| Problem to solve |
Repeat every line below exactly as it reads.

________________________

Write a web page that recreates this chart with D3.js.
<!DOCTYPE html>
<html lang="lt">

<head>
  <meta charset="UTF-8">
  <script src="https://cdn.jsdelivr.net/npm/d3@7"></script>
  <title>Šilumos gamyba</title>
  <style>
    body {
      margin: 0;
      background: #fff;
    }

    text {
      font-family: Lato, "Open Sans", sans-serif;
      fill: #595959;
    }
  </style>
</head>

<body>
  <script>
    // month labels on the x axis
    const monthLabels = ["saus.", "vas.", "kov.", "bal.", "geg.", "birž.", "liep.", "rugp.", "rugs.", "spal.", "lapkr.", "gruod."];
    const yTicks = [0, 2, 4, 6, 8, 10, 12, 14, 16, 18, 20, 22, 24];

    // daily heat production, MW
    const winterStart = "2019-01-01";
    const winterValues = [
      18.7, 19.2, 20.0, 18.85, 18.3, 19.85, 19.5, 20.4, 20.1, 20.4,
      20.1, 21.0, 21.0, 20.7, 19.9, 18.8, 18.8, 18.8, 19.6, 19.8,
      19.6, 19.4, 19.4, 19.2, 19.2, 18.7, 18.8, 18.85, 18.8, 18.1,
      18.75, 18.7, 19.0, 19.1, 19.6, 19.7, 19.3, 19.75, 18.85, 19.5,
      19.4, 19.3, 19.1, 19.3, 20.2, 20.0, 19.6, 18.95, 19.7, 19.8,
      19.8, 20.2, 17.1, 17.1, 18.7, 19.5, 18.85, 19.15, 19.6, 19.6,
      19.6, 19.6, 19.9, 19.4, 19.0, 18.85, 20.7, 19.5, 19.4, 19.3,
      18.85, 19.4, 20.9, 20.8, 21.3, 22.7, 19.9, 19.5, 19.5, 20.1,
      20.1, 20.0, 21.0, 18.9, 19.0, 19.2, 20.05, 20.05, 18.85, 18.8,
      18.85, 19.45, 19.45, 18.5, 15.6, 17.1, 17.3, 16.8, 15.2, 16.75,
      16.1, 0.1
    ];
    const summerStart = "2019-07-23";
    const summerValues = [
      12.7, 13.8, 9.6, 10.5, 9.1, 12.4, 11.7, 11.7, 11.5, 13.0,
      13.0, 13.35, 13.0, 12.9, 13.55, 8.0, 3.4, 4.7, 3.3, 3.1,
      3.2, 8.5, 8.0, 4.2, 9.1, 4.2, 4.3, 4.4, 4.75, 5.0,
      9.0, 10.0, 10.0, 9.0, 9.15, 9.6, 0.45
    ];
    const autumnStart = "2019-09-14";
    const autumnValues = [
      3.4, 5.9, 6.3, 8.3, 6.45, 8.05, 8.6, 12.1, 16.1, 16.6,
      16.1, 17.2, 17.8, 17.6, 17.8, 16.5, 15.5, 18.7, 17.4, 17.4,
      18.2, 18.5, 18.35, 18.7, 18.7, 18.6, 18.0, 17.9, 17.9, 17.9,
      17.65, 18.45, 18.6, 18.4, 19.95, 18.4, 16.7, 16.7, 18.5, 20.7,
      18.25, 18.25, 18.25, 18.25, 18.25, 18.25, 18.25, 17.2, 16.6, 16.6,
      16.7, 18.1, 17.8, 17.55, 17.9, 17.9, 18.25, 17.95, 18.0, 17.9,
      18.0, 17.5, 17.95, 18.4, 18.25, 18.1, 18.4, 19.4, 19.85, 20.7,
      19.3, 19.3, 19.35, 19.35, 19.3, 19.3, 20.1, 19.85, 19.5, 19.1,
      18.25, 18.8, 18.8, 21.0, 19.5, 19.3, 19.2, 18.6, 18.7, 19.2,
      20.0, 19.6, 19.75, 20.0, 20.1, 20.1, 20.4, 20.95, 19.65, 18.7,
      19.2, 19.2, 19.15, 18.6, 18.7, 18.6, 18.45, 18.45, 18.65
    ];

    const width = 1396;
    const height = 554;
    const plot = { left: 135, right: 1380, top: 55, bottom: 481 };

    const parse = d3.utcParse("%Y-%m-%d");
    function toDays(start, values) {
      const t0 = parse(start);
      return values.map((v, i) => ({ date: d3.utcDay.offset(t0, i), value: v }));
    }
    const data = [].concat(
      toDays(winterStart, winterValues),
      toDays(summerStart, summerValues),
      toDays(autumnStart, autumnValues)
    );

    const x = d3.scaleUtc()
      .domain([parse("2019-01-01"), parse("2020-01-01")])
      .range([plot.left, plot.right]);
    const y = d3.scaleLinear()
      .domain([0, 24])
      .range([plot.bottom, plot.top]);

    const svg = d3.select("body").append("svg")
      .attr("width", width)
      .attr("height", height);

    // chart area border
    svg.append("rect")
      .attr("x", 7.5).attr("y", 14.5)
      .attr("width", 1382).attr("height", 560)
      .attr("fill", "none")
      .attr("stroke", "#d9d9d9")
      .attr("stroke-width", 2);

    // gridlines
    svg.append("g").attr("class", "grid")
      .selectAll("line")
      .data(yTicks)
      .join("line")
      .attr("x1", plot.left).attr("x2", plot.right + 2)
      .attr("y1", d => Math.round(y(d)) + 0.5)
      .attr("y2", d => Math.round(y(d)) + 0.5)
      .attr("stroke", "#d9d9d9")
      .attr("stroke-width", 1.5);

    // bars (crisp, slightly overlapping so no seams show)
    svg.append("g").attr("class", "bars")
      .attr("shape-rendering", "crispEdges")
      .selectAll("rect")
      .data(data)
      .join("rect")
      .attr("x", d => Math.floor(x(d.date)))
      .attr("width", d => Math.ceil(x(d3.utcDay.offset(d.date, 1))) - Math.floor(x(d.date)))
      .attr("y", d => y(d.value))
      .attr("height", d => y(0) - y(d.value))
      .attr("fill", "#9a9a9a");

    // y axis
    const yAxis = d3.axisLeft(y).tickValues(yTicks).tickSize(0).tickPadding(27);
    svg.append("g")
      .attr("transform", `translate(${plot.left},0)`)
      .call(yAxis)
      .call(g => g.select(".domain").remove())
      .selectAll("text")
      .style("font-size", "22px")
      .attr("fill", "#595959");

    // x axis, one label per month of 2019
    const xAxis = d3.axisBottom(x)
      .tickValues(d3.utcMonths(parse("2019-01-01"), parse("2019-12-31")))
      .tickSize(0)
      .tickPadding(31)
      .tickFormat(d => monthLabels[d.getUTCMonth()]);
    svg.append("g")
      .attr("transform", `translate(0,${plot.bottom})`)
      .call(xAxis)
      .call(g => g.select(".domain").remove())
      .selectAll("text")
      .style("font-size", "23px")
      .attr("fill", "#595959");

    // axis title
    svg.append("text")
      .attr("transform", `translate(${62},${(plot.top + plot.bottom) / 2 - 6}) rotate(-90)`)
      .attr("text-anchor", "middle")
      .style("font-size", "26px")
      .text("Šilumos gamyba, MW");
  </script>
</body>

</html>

________________________

| The answer |
Write a web page that recreates this chart with D3.js.
<!DOCTYPE html>
<html lang="lt">

<head>
  <meta charset="UTF-8">
  <script src="https://cdn.jsdelivr.net/npm/d3@7"></script>
  <title>Šilumos gamyba</title>
  <style>
    body {
      margin: 0;
      background: #fff;
    }

    text {
      font-family: Lato, "Open Sans", sans-serif;
      fill: #595959;
    }
  </style>
</head>

<body>
  <script>
    // month labels on the x axis
    const monthLabels = ["saus.", "vas.", "kov.", "bal.", "geg.", "birž.", "liep.", "rugp.", "rugs.", "spal.", "lapkr.", "gruod."];
    const yTicks = [0, 2, 4, 6, 8, 10, 12, 14, 16, 18, 20, 22, 24];

    // daily heat production, MW
    const winterStart = "2019-01-01";
    const winterValues = [
      18.7, 19.2, 20.0, 18.85, 18.3, 19.85, 19.5, 20.4, 20.1, 20.4,
      20.1, 21.0, 21.0, 20.7, 19.9, 18.8, 18.8, 18.8, 19.6, 19.8,
      19.6, 19.4, 19.4, 19.2, 19.2, 18.7, 18.8, 18.85, 18.8, 18.1,
      18.75, 18.7, 19.0, 19.1, 19.6, 19.7, 19.3, 19.75, 18.85, 19.5,
      19.4, 19.3, 19.1, 19.3, 20.2, 20.0, 19.6, 18.95, 19.7, 19.8,
      19.8, 20.2, 17.1, 17.1, 18.7, 19.5, 18.85, 19.15, 19.6, 19.6,
      19.6, 19.6, 19.9, 19.4, 19.0, 18.85, 20.7, 19.5, 19.4, 19.3,
      18.85, 19.4, 20.9, 20.8, 21.3, 22.7, 19.9, 19.5, 19.5, 20.1,
      20.1, 20.0, 21.0, 18.9, 19.0, 19.2, 20.05, 20.05, 18.85, 18.8,
      18.85, 19.45, 19.45, 18.5, 15.6, 17.1, 17.3, 16.8, 15.2, 16.75,
      16.1, 0.1
    ];
    const summerStart = "2019-07-23";
    const summerValues = [
      12.7, 13.8, 9.6, 10.5, 9.1, 12.4, 11.7, 11.7, 11.5, 13.0,
      13.0, 13.35, 13.0, 12.9, 13.55, 8.0, 3.4, 4.7, 3.3, 3.1,
      3.2, 8.5, 8.0, 4.2, 9.1, 4.2, 4.3, 4.4, 4.75, 5.0,
      9.0, 10.0, 10.0, 9.0, 9.15, 9.6, 0.45
    ];
    const autumnStart = "2019-09-14";
    const autumnValues = [
      3.4, 5.9, 6.3, 8.3, 6.45, 8.05, 8.6, 12.1, 16.1, 16.6,
      16.1, 17.2, 17.8, 17.6, 17.8, 16.5, 15.5, 18.7, 17.4, 17.4,
      18.2, 18.5, 18.35, 18.7, 18.7, 18.6, 18.0, 17.9, 17.9, 17.9,
      17.65, 18.45, 18.6, 18.4, 19.95, 18.4, 16.7, 16.7, 18.5, 20.7,
      18.25, 18.25, 18.25, 18.25, 18.25, 18.25, 18.25, 17.2, 16.6, 16.6,
      16.7, 18.1, 17.8, 17.55, 17.9, 17.9, 18.25, 17.95, 18.0, 17.9,
      18.0, 17.5, 17.95, 18.4, 18.25, 18.1, 18.4, 19.4, 19.85, 20.7,
      19.3, 19.3, 19.35, 19.35, 19.3, 19.3, 20.1, 19.85, 19.5, 19.1,
      18.25, 18.8, 18.8, 21.0, 19.5, 19.3, 19.2, 18.6, 18.7, 19.2,
      20.0, 19.6, 19.75, 20.0, 20.1, 20.1, 20.4, 20.95, 19.65, 18.7,
      19.2, 19.2, 19.15, 18.6, 18.7, 18.6, 18.45, 18.45, 18.65
    ];

    const width = 1396;
    const height = 554;
    const plot = { left: 135, right: 1380, top: 55, bottom: 481 };

    const parse = d3.utcParse("%Y-%m-%d");
    function toDays(start, values) {
      const t0 = parse(start);
      return values.map((v, i) => ({ date: d3.utcDay.offset(t0, i), value: v }));
    }
    const data = [].concat(
      toDays(winterStart, winterValues),
      toDays(summerStart, summerValues),
      toDays(autumnStart, autumnValues)
    );

    const x = d3.scaleUtc()
      .domain([parse("2019-01-01"), parse("2020-01-01")])
      .range([plot.left, plot.right]);
    const y = d3.scaleLinear()
      .domain([0, 24])
      .range([plot.bottom, plot.top]);

    const svg = d3.select("body").append("svg")
      .attr("width", width)
      .attr("height", height);

    // chart area border
    svg.append("rect")
      .attr("x", 7.5).attr("y", 14.5)
      .attr("width", 1382).attr("height", 560)
      .attr("fill", "none")
      .attr("stroke", "#d9d9d9")
      .attr("stroke-width", 2);

    // gridlines
    svg.append("g").attr("class", "grid")
      .selectAll("line")
      .data(yTicks)
      .join("line")
      .attr("x1", plot.left).attr("x2", plot.right + 2)
      .attr("y1", d => Math.round(y(d)) + 0.5)
      .attr("y2", d => Math.round(y(d)) + 0.5)
      .attr("stroke", "#d9d9d9")
      .attr("stroke-width", 1.5);

    // bars (crisp, slightly overlapping so no seams show)
    svg.append("g").attr("class", "bars")
      .attr("shape-rendering", "crispEdges")
      .selectAll("rect")
      .data(data)
      .join("rect")
      .attr("x", d => Math.floor(x(d.date)))
      .attr("width", d => Math.ceil(x(d3.utcDay.offset(d.date, 1))) - Math.floor(x(d.date)))
      .attr("y", d => y(d.value))
      .attr("height", d => y(0) - y(d.value))
      .attr("fill", "#9a9a9a");

    // y axis
    const yAxis = d3.axisLeft(y).tickValues(yTicks).tickSize(0).tickPadding(27);
    svg.append("g")
      .attr("transform", `translate(${plot.left},0)`)
      .call(yAxis)
      .call(g => g.select(".domain").remove())
      .selectAll("text")
      .style("font-size", "22px")
      .attr("fill", "#595959");

    // x axis, one label per month of 2019
    const xAxis = d3.axisBottom(x)
      .tickValues(d3.utcMonths(parse("2019-01-01"), parse("2019-12-31")))
      .tickSize(0)
      .tickPadding(31)
      .tickFormat(d => monthLabels[d.getUTCMonth()]);
    svg.append("g")
      .attr("transform", `translate(0,${plot.bottom})`)
      .call(xAxis)
      .call(g => g.select(".domain").remove())
      .selectAll("text")
      .style("font-size", "23px")
      .attr("fill", "#595959");

    // axis title
    svg.append("text")
      .attr("transform", `translate(${62},${(plot.top + plot.bottom) / 2 - 6}) rotate(-90)`)
      .attr("text-anchor", "middle")
      .style("font-size", "26px")
      .text("Šilumos gamyba, MW");
  </script>
</body>

</html>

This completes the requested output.